The Pentagon’s newly disclosed $29 billion figure for the Iran campaign is both a snapshot and a cipher: it captures short-term operational outlays while masking longer-term fiscal, strategic, and readiness costs that will shape U.S. policy choices, alliance dynamics, and global markets for years to come.
Pentagon’s Latest Accounting and Operational Posture
The Department of Defense’s comptroller updated the public tab to $29 billion during congressional testimony, an upward revision from an earlier $25 billion estimate attributed to additional equipment repair, replacement, and operational expenses. Secretary of Defense Pete Hegseth used the hearing to signal that the United States retains flexibility to escalate, de‑escalate, or withdraw forces, and he sought to allay concerns about munitions. The Pentagon’s public line—that stocks are “plenty” for current needs—contrasts with independent assessments noting substantial consumption of high‑value interceptors and precision missiles. Analysts and some lawmakers view the official ledger as incomplete: it omits downstream economic ripple effects, contingency funding for protracted attrition, and non‑budgetary costs such as infrastructure damage and future readiness gaps.
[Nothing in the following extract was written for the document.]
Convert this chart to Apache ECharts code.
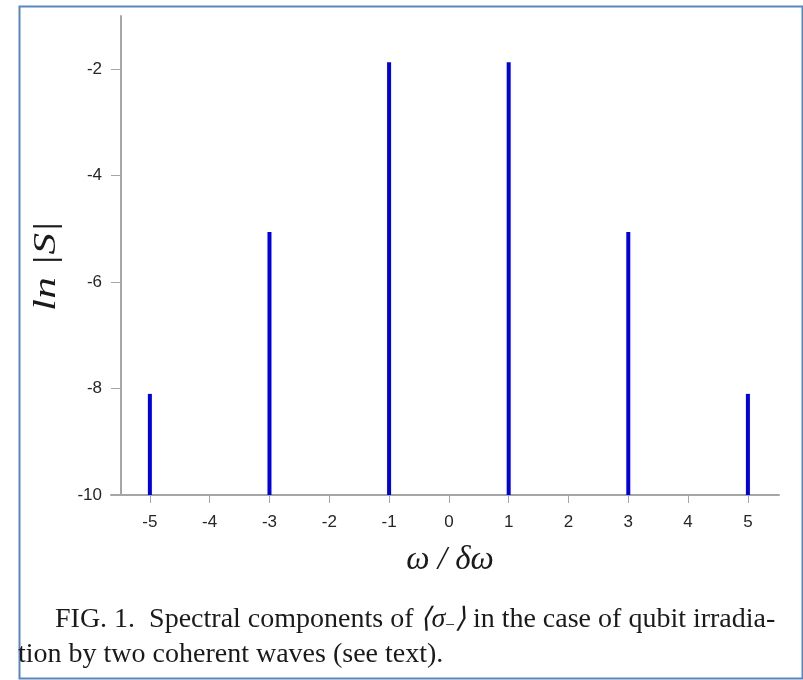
<!DOCTYPE html>
<html>
<head>
<meta charset="utf-8">
<script src="https://cdn.jsdelivr.net/npm/echarts@6/dist/echarts.min.js"></script>
<style>html,body{margin:0;padding:0;background:#fff;}#c{width:803px;height:680px;}</style>
</head>
<body>
<div id="c"></div>
<script>
// Data
const omega = [-5, -3, -1, 1, 3, 5];
const lnS = [-8.10, -5.06, -1.87, -1.87, -5.06, -8.10];
const xTickValues = [-5, -4, -3, -2, -1, 0, 1, 2, 3, 4, 5];
const yTickValues = [-10, -8, -6, -4, -2];
const xRange = [-5.65, 5.52];
const yRange = [-10, -1];
const xName = 'ω / δω';
const yName = 'ln |S|';
const captionLine1 = 'FIG. 1.  Spectral components of {t|⟨σ}{s|−}{t|⟩} in the case of qubit irradia-';
const captionLine2 = 'tion by two coherent waves (see text).';

const chart = echarts.init(document.getElementById('c'), null, {renderer: 'canvas'});
const axisGray = '#a6a6a6';
const labelColor = '#262626';
const serif = '"Liberation Serif", "Times New Roman", serif';

chart.setOption({
  backgroundColor: '#fff',
  animation: false,
  grid: {left: 111, right: 24, top: 16, bottom: 185, containLabel: false},
  xAxis: {
    type: 'value', min: xRange[0], max: xRange[1],
    axisLine: {show: true, onZero: false, lineStyle: {color: axisGray, width: 2}},
    axisTick: {show: true, customValues: xTickValues, length: 8, inside: false, lineStyle: {color: axisGray, width: 1}},
    axisLabel: {customValues: xTickValues, margin: 19, fontSize: 17, color: labelColor, fontFamily: 'Liberation Sans, Arial, sans-serif'},
    splitLine: {show: false}
  },
  yAxis: {
    type: 'value', min: yRange[0], max: yRange[1], offset: -10,
    axisLine: {show: true, onZero: false, lineStyle: {color: axisGray, width: 2}},
    axisTick: {show: true, customValues: yTickValues, length: 10, inside: false, lineStyle: {color: axisGray, width: 1}},
    axisLabel: {customValues: yTickValues, margin: 19, fontSize: 17, color: labelColor, fontFamily: 'Liberation Sans, Arial, sans-serif'},
    splitLine: {show: false}
  },
  series: [{
    type: 'custom',
    data: omega.map((x, i) => [x, lnS[i]]),
    clip: false,
    renderItem: function (params, api) {
      const top = api.coord([api.value(0), api.value(1)]);
      const base = api.coord([api.value(0), yRange[0]]);
      return {
        type: 'rect',
        shape: {x: top[0] - 2, y: top[1], width: 4, height: base[1] - top[1]},
        style: {fill: '#0000e0'}
      };
    }
  }],
  graphic: [
    {type: 'rect', left: 17, top: 4, z: 100, silent: true,
      shape: {width: 783, height: 672},
      style: {fill: 'none', stroke: '#5a86c0', lineWidth: 2}},
    {type: 'text', x: 450, y: 560, z: 100,
      style: {text: xName, font: 'italic 33px ' + serif, fill: '#1a1a1a', align: 'center', verticalAlign: 'middle'}},
    {type: 'text', x: 46, y: 266, rotation: Math.PI / 2, scaleX: 1.2, scaleY: 0.9, z: 100,
      style: {text: yName, font: 'italic 36px ' + serif, fill: '#1a1a1a', align: 'center', verticalAlign: 'middle'}},
    {type: 'text', x: 55, y: 620, z: 100,
      style: {
        text: captionLine1,
        font: '28px ' + serif, fill: '#1a1a1a', verticalAlign: 'middle',
        rich: {
          t: {font: 'italic 28px ' + serif, fill: '#1a1a1a'},
          s: {font: '17px ' + serif, fill: '#1a1a1a', padding: [12, 0, 0, 0]}
        }
      }},
    {type: 'text', x: 18, y: 655, z: 100,
      style: {text: captionLine2, font: '28px ' + serif, fill: '#1a1a1a', verticalAlign: 'middle'}}
  ]
});
</script>
</body>
</html>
Historical Context: Costing Wars and Munition Consumption
Modern U.S. military campaigns have repeatedly shown that initial direct cost estimates understate long‑tail obligations. Previous major operations demonstrated durable fiscal impacts through veterans’ care, interest on war borrowing, equipment replacement, and regional reconstruction—elements that often multiply initial appropriations over decades. Likewise, the consumption of specialized munitions in concentrated campaigns has historically stressed procurement pipelines and the defense industrial base, forcing rushed production expansions, allied burden‑sharing, or operational compromises. The current episode follows that template: public figures capture near‑term cash outlays, while questions persist about stockpile resilience, industrial surge capacity, and the fiscal trajectory if kinetic operations resume after the current ceasefire.
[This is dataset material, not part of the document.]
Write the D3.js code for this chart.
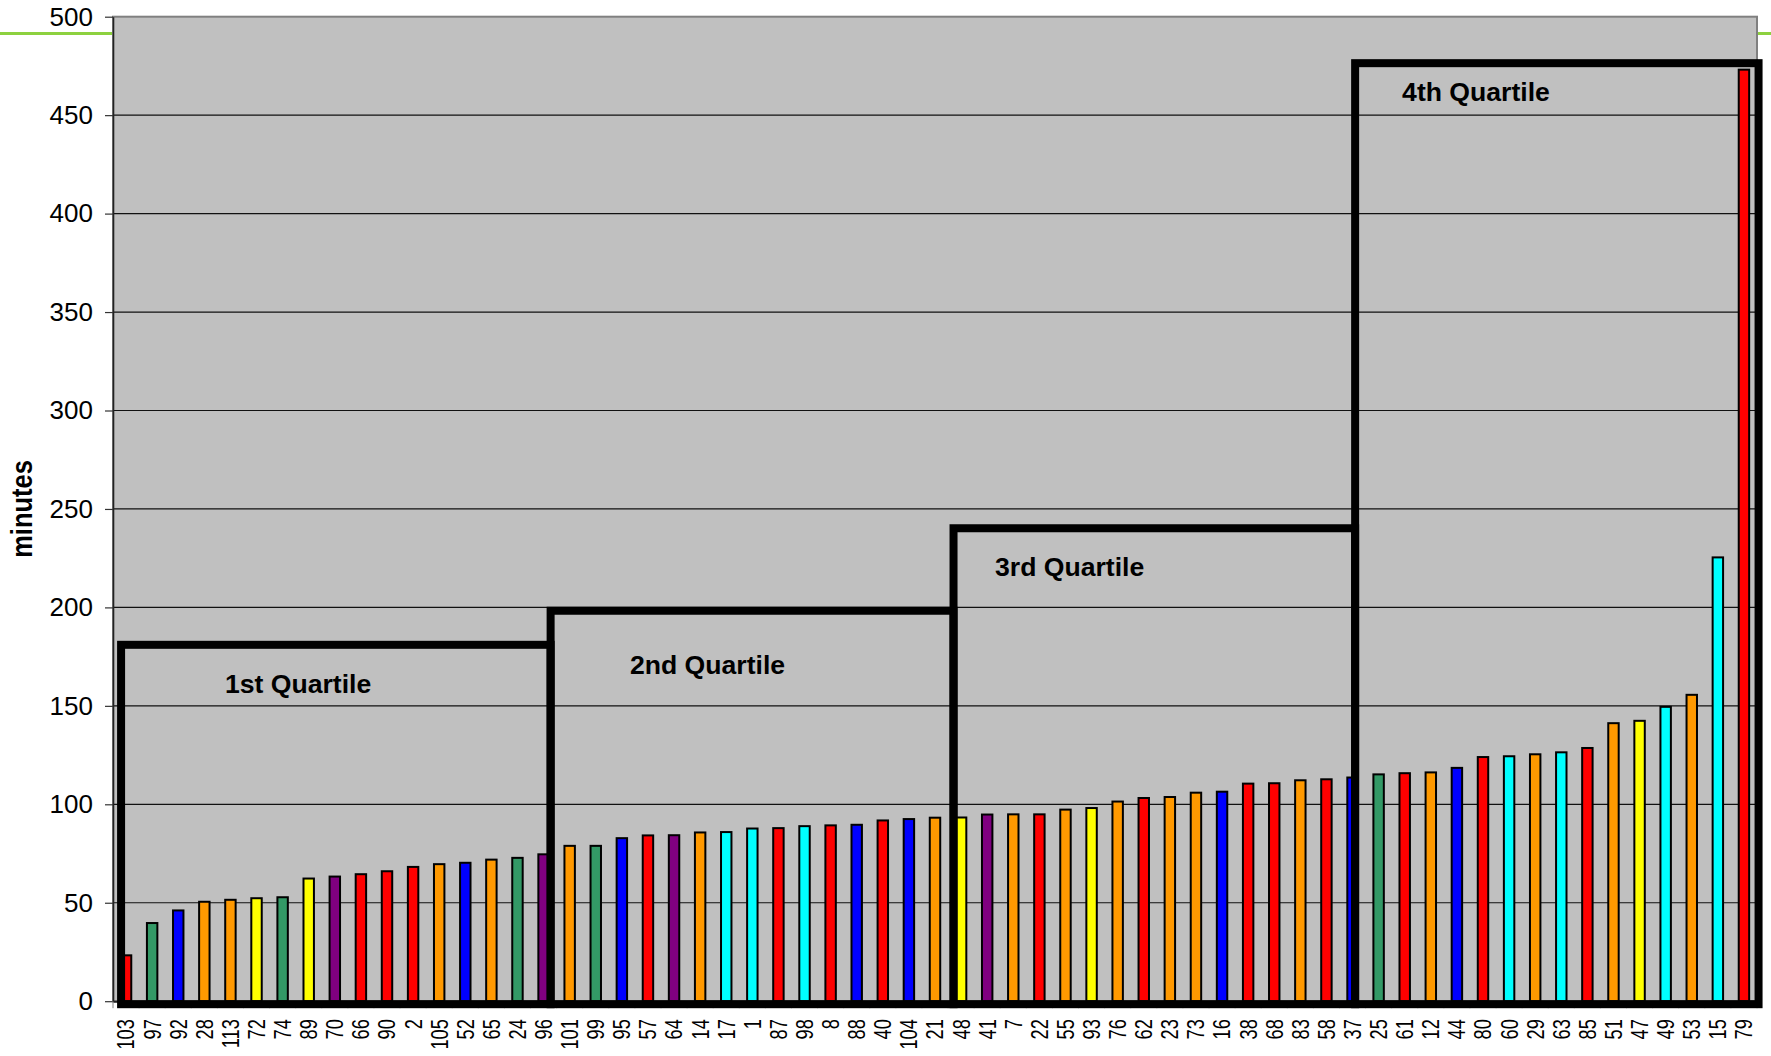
<!DOCTYPE html>
<html>
<head>
<meta charset="utf-8">
<script src="https://cdn.jsdelivr.net/npm/d3@7"></script>
<style>
  html, body { margin: 0; padding: 0; background: #ffffff; }
  svg { display: block; font-family: "Liberation Sans", Arial, sans-serif; }
</style>
</head>
<body>
<svg id="chart" width="1771" height="1056"></svg>
<script>
// Sites, sorted by time (minutes)
const categories = [
  "103","97","92","28","113","72","74","89","70","66","90","2","105","52","65","24","96",
  "101","99","95","57","64","14","17","1","87","98","8","88","40","104","21",
  "48","41","7","22","55","93","76","62","23","73","16","38","68","83","58","37",
  "25","61","12","44","80","60","29","63","85","51","47","49","53","15","79"
];
const minutes = [
  23.3, 39.7, 46.1, 50.5, 51.5, 52.3, 52.8, 62.3, 63.3, 64.5, 66.0, 68.2, 69.6, 70.3, 71.9, 72.8, 74.6,
  78.9, 78.9, 82.8, 84.2, 84.3, 85.7, 85.9, 87.7, 87.9, 88.9, 89.3, 89.6, 91.8, 92.5, 93.2,
  93.3, 94.8, 94.9, 94.9, 97.3, 98.1, 101.4, 103.2, 103.7, 105.9, 106.4, 110.5, 110.7, 112.2, 112.7, 113.6,
  115.2, 115.8, 116.2, 118.5, 124.0, 124.4, 125.4, 126.4, 128.6, 141.2, 142.4, 149.5, 155.6, 225.4, 473.1
];
const groups = [
  "red","green","blue","orange","orange","yellow","green","yellow","purple","red","red","red","orange","blue","orange","green","purple",
  "orange","green","blue","red","purple","orange","cyan","cyan","red","cyan","red","blue","red","blue","orange",
  "yellow","purple","orange","red","orange","yellow","orange","red","orange","orange","blue","red","red","orange","red","blue",
  "green","red","orange","blue","red","cyan","orange","cyan","red","orange","yellow","cyan","orange","cyan","red"
];
const groupNames = ["red","green","blue","orange","yellow","purple","cyan"];
const groupColors = ["#FF0000","#339966","#0000FF","#FF9900","#FFFF00","#800080","#00FFFF"];
const yTicks = [0, 50, 100, 150, 200, 250, 300, 350, 400, 450, 500];

// Quartile boxes: edges in category units, top in minutes
const quartileLabels = ["1st Quartile", "2nd Quartile", "3rd Quartile", "4th Quartile"];
const quartileFrom   = [0.31, 16.77, 32.21, 47.6];
const quartileTo     = [16.77, 32.21, 47.6, 63.06];
const quartileTop    = [181, 198.3, 240.2, 476.4];
const labelCategory  = [4.29, 19.81, 33.8, 49.4];
const labelMinutes   = [156.4, 166.3, 216.1, 457.1];

const W = 1771, H = 1056;
const plot = { left: 113, right: 1757, top: 16.7, bottom: 1001.2 };

const svg = d3.select("#chart");

const x = d3.scaleBand()
  .domain(categories)
  .range([plot.left, plot.right])
  .paddingInner(0.6)
  .paddingOuter(0.3);
const xi = d3.scaleLinear().domain([0, categories.length]).range([plot.left, plot.right]);
const y = d3.scaleLinear().domain([0, 500]).range([plot.bottom, plot.top]);
const color = d3.scaleOrdinal().domain(groupNames).range(groupColors);

// accent rule across the page
svg.append("line")
  .attr("x1", 0).attr("x2", W)
  .attr("y1", 33.5).attr("y2", 33.5)
  .attr("stroke", "#8DD13F").attr("stroke-width", 3);

// plot area
svg.append("rect")
  .attr("x", plot.left).attr("y", plot.top)
  .attr("width", plot.right - plot.left)
  .attr("height", plot.bottom - plot.top)
  .attr("fill", "#C0C0C0")
  .attr("stroke", "#808080").attr("stroke-width", 2);

// horizontal gridlines
svg.append("g")
  .selectAll("line")
  .data(yTicks.filter(t => t > 0 && t < 500))
  .join("line")
  .attr("x1", plot.left).attr("x2", plot.right)
  .attr("y1", d => y(d)).attr("y2", d => y(d))
  .attr("stroke", "#111").attr("stroke-width", 1.2);

// bars
svg.append("g")
  .selectAll("rect")
  .data(categories)
  .join("rect")
  .attr("x", d => x(d))
  .attr("width", x.bandwidth())
  .attr("y", (d, i) => y(minutes[i]))
  .attr("height", (d, i) => y(0) - y(minutes[i]))
  .attr("fill", (d, i) => color(groups[i]))
  .attr("stroke", "#000").attr("stroke-width", 2);

// y axis
const yAxis = svg.append("g")
  .attr("transform", `translate(${plot.left},0)`)
  .call(d3.axisLeft(y).tickValues(yTicks).tickSize(8).tickSizeOuter(0).tickPadding(12));
yAxis.select(".domain").attr("stroke", "#222").attr("stroke-width", 1.6);
yAxis.selectAll(".tick line").attr("stroke", "#333").attr("stroke-width", 1.2);
yAxis.selectAll(".tick text")
  .attr("font-size", 26).attr("fill", "#000")
  .attr("font-family", "'Liberation Sans', Arial, sans-serif");

// x axis: separators between categories, rotated labels
svg.append("g")
  .selectAll("line")
  .data(d3.range(categories.length + 1))
  .join("line")
  .attr("x1", d => xi(d)).attr("x2", d => xi(d))
  .attr("y1", plot.bottom).attr("y2", plot.bottom + 7)
  .attr("stroke", "#808080").attr("stroke-width", 1);

const xAxis = svg.append("g")
  .attr("transform", `translate(0,${plot.bottom})`)
  .call(d3.axisBottom(x).tickSize(0).tickSizeOuter(0));
xAxis.select(".domain").attr("stroke", "#222").attr("stroke-width", 2);
xAxis.selectAll(".tick text")
  .attr("font-size", 24).attr("fill", "#000")
  .attr("font-family", "'Liberation Sans', Arial, sans-serif")
  .attr("text-anchor", "end")
  .attr("x", 0).attr("y", 0).attr("dy", "0.35em")
  .attr("transform", "translate(0,18) rotate(-90) scale(0.76,1)");

// y axis title
svg.append("text")
  .attr("transform", `translate(31.5,${(plot.top + plot.bottom) / 2}) rotate(-90) scale(0.85,1)`)
  .attr("text-anchor", "middle")
  .attr("font-size", 30).attr("font-weight", "bold")
  .text("minutes");

// quartile boxes
const boxes = svg.append("g");
quartileLabels.forEach((label, i) => {
  boxes.append("rect")
    .attr("x", xi(quartileFrom[i]))
    .attr("y", y(quartileTop[i]))
    .attr("width", xi(quartileTo[i]) - xi(quartileFrom[i]))
    .attr("height", y(0) + 3 - y(quartileTop[i]))
    .attr("fill", "none")
    .attr("stroke", "#000").attr("stroke-width", 8);
  boxes.append("text")
    .attr("x", xi(labelCategory[i]))
    .attr("y", y(labelMinutes[i]))
    .attr("font-size", 26.6).attr("font-weight", "bold")
    .attr("fill", "#000")
    .text(label);
});
</script>
</body>
</html>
Caption: U.S. Secretary of Defense Pete Hegseth testifies before a House Appropriations subcommittee on the Pentagon budget | Credits: SAUL LOEB / AFP
Geopolitical Impact: Regional Stability, Global Risk, and Strategic Trade‑offs
The immediate geopolitical consequences are multilayered. Regionally, a sustained U.S. military commitment—whether escalatory or precautionary—maintains pressure on Iran while complicating de‑confliction with partners and adversaries across the Gulf. The intermittent closure of the Strait of Hormuz and related supply shocks have already amplified energy and food price volatility, with measurable effects on U.S. inflation and political sentiment at home. Domestically, public weariness and economic pain increase the political cost of further escalation, shaping policymakers’ calculus ahead of critical elections.
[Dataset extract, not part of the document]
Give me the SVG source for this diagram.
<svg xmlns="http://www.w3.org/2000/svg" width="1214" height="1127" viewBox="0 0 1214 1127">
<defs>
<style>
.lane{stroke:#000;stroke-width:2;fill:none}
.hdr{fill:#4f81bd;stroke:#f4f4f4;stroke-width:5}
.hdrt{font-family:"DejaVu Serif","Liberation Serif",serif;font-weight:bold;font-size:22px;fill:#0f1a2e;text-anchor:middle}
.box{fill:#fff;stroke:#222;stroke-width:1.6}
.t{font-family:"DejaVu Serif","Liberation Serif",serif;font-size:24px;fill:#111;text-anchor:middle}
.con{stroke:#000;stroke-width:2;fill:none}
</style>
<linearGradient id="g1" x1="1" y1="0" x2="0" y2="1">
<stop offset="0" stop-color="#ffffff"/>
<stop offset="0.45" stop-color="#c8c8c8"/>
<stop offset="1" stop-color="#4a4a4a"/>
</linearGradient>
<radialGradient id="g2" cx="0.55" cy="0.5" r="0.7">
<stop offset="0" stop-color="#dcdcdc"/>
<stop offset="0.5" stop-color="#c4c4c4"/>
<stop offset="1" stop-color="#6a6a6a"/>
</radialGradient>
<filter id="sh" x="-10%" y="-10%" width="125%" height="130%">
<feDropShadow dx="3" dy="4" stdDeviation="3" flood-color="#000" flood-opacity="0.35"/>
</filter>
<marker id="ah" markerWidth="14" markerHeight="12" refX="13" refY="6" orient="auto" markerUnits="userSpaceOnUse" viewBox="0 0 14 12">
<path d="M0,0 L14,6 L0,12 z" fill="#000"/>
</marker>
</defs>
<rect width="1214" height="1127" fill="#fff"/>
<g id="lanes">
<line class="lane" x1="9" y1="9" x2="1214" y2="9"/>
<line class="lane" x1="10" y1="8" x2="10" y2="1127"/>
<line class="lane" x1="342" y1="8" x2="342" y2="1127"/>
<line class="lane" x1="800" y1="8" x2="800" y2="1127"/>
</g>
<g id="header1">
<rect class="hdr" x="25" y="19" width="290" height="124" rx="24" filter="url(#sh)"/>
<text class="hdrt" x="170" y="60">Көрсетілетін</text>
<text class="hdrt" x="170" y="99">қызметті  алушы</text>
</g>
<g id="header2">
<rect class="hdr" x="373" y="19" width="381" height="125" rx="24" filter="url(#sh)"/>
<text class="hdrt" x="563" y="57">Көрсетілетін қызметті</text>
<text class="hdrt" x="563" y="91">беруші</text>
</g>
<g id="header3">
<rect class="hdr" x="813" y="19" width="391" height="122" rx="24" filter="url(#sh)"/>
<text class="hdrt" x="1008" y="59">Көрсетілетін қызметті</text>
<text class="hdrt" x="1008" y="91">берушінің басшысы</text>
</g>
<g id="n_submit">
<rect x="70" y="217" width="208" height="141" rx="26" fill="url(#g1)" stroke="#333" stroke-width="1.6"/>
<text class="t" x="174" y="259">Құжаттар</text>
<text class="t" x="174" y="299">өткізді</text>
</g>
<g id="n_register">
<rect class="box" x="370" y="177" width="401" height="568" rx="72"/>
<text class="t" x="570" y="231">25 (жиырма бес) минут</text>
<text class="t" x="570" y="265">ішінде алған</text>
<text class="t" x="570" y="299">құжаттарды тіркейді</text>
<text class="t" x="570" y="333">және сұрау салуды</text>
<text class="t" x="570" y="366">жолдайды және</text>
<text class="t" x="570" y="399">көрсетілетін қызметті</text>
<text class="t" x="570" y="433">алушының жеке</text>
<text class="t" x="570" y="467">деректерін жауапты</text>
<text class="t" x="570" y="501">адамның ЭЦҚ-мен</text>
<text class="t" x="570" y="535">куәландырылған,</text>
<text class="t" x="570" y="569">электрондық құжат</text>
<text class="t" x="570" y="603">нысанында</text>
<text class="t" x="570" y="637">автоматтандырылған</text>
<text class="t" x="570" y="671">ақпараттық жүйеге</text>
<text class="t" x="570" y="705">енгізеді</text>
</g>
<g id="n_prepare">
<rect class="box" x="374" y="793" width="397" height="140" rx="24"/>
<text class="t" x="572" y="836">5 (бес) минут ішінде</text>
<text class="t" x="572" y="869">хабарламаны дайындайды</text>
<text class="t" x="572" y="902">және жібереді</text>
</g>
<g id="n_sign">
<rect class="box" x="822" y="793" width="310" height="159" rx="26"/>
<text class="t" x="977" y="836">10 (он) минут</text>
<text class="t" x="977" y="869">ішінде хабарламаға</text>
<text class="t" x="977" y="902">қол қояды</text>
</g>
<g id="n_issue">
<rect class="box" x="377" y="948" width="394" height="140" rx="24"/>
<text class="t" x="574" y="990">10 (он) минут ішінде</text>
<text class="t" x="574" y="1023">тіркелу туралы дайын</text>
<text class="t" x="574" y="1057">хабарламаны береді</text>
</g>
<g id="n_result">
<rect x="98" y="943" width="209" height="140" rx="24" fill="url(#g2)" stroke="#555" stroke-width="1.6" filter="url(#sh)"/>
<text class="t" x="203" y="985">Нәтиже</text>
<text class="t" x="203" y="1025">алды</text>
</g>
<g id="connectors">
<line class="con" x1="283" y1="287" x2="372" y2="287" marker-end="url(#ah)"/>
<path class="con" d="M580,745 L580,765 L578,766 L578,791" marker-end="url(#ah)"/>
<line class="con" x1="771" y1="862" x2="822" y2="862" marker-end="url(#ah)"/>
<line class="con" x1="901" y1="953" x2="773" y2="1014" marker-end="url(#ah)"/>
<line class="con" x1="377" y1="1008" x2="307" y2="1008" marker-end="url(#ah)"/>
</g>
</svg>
On the strategic level, munitions depletion and the strain on sophisticated interceptors and precision strike inventories create an operational dilemma: continue to prosecute the current campaign aggressively and risk readiness for high‑end contingencies, or conserve limited stocks and accept operational limits. This trade‑off is especially consequential given the Pentagon’s concurrent priority to deter a rising China; resources directed to the Middle East reduce near‑term capacity for Indo‑Pacific deterrence unless replenishment is rapid and industrial capacity expands.
Internationally, allies will read the U.S. accounting and rhetoric as signals about burden‑sharing and political resolve. Transparent, realistic disclosure about costs and inventories would strengthen allied planning and cooperative logistics; opacity risks fraying coalitions and prompting regional actors to hedge. Fiscal pressures—both the Pentagon’s $1.5 trillion funding request and rising domestic costs—add urgency to restoring munitions stockpiles through predictable funding lines, ramping production, and diversifying suppliers where feasible.
Policy implications are clear: Congress and the administration should pursue fuller, multi‑year cost projections that include replacement, veteran care, economic spillovers, and interest costs; prioritize industrial base investments to shorten replenishment timelines for interceptors and precision munitions; and couple military readiness planning with intensified diplomatic channels to stabilize the Strait of Hormuz and reduce the probability of renewed large‑scale hostilities. Without such measures, the declared $29 billion is likely to be remembered as the visible tip of a far larger strategic and fiscal iceberg.